Il est inutile de s'en offusquer, cette imbrication entre promotion de l'intérêt communautaire - censé être exprimé par la Commission - et défense des intérêts nationaux, est au coeur et constitue la caractéristique même de la construction européenne depuis toujours. Pourtant, dans le cas présent, la logique environnementale, sans être sacrifiée, a été très - trop ? - atténuée par les considérations économiques nationales.

Mais surtout, si l'Europe veut s'engager dans la réduction des gaz à effets de serre, elle doit aussi choisir un mode de consommation cohérent avec cet objectif. Une certaine pénalisation des grosses voitures ne paraît pas dans ces conditions inimaginable. L'Europe ne pourra réussir sa lutte contre les émissions de CO 2 automobile sans réfléchir à - ou plutôt infléchir - son modèle de consommation.

Si l'UE manque de cohésion, certains États manquent aussi singulièrement de cohérence dans leur lutte contre le changement climatique. Inutile d'accuser tel ou tel. Chaque pays à autant de raisons de se montrer confiant qu'inquiet. La France et l'Allemagne par exemple : la France dégage peu de CO 2 , mais ses émissions augmentent. A l'inverse, le niveau d'émissions de l'Allemagne est élevé, mais ces résultats s'améliorent (voir annexe 1).

Autant on peut accepter de renoncer à une norme unique de type bonus/malus sans doute pénalisante pour les grosses voitures, autant il paraît inacceptable que le système soit dégressif : la contrainte est proportionnellement moins lourde pour les grosses voitures que pour les petites. Le système est conçu de telle sorte que le prix du gramme de CO 2 est différent selon le poids des voitures ! Il faudrait, à tout le moins, que la pente représentant les droits d'émissions en fonction du poids des véhicules soit parfaitement neutre et par conséquent strictement proportionnelle au poids des véhicules. Une pente à 45° assure une stricte proportionnalité. Toute pente supérieure conduit au desserrement des contraintes pour les voitures les plus lourdes. Tout degré de pente supérieur à 45° est une concession à l'industrie automobile spécialisée dans les grosses voitures.

Ce choix paraît très contestable. Puisque le but affiché est de diminuer les émissions de CO 2 en Europe, l'UE y parviendra moins en fixant des normes pour tous qu'en incitant à limiter le recours aux grosses voitures, fut-ce en attaquant le modèle consumériste et presque idéologique de la voiture symbole de puissance... Il ne paraît pas inimaginable de pénaliser les grosses voitures les plus polluantes. Il est même certainement temps de le faire. Ainsi, le système proposé ne paraît pas bien adapté au but poursuivi.
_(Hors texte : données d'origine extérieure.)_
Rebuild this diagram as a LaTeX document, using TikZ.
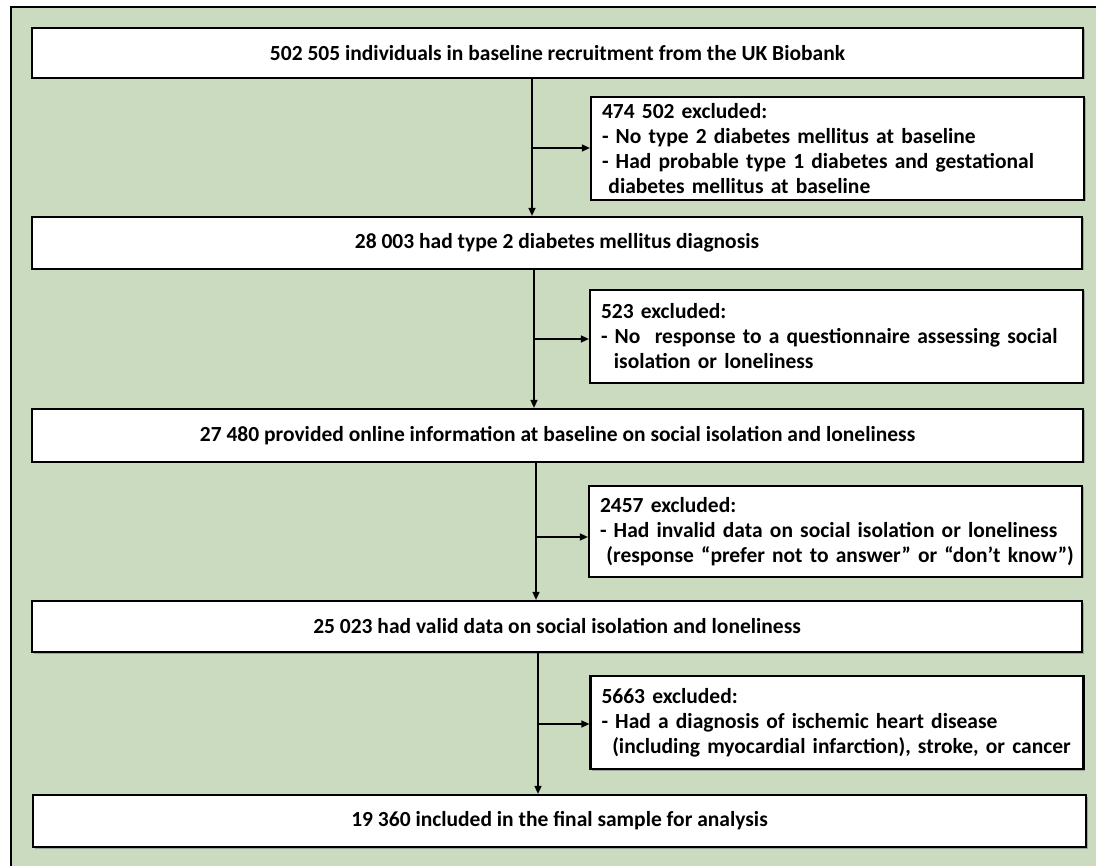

La Commission ne peut affirmer sa volonté de lutter contre les émissions de CO 2 et adopter un dispositif articulé sur la préservation des intérêts économiques des constructeurs de voitures les plus puissantes.

La Commission avait, sur ce sujet, une occasion exceptionnelle de montrer une véritable politique mêlant l'incitation et la dissuasion. Au lieu de cela, elle se contente de se donner bonne conscience en affichant des objectifs ambitieux mais sans prendre ni direction claire ni mesure forte. Pourtant, dans ce domaine de l'environnement, il y a à la fois une urgence et une demande. L'ambition environnementale légitime de l'UE va s'essouffler dans des négociations dérisoires et sordides de degré de pentes. Sur ce sujet, l'Union européenne avait une occasion inespérée de se rassembler, elle risque fort au contraire de se déchirer.

Conclusions

La délégation du Sénat pour l'Union européenne :

- vu la proposition de règlement du Parlement européen et du Conseil établissant des normes de performance en matière d'émissions pour les voitures particulières neuves dans le cadre de l'approche intégrée de la Communauté visant à réduire les émissions de CO 2 des véhicules légers (COM (2007) 856 final) ;

- constate que le dispositif prévu par la proposition de règlement ne répond que très imparfaitement à l'objectif annoncé de réduction des émissions de CO 2 des véhicules particuliers ;

- considère que l'intérêt communautaire doit prévaloir sur la défense des intérêts particuliers des constructeurs de véhicules les plus lourds ;

- regrette que la Commission n'ait pas suivi la voie plus efficace, plus simple, moins lourde à gérer et moins dérogatoire au principe d'égalité en adoptant un mécanisme de type « bonus/malus » ;

- souhaite que la pente établissant les seuils d'émission en fonction du poids des voitures soit la plus neutre possible, en se rapprochant le plus possible d'une pente à 45° qui assurerait une stricte proportionnalité de la norme d'émission au poids des voitures ;

- souhaite une modulation des pénalités en fonction de l'importance des dépassements de seuil ;

- dénonce la disposition autorisant les constructeurs à former des groupements artificiels dans le seul but de s'affranchir des contraintes et des pénalités prévues par la réglementation des émissions de CO 2 ;

- encourage la Commission à réfléchir à des propositions de réglementation des émissions de CO 2 des poids lourds et des véhicules utilitaires légers.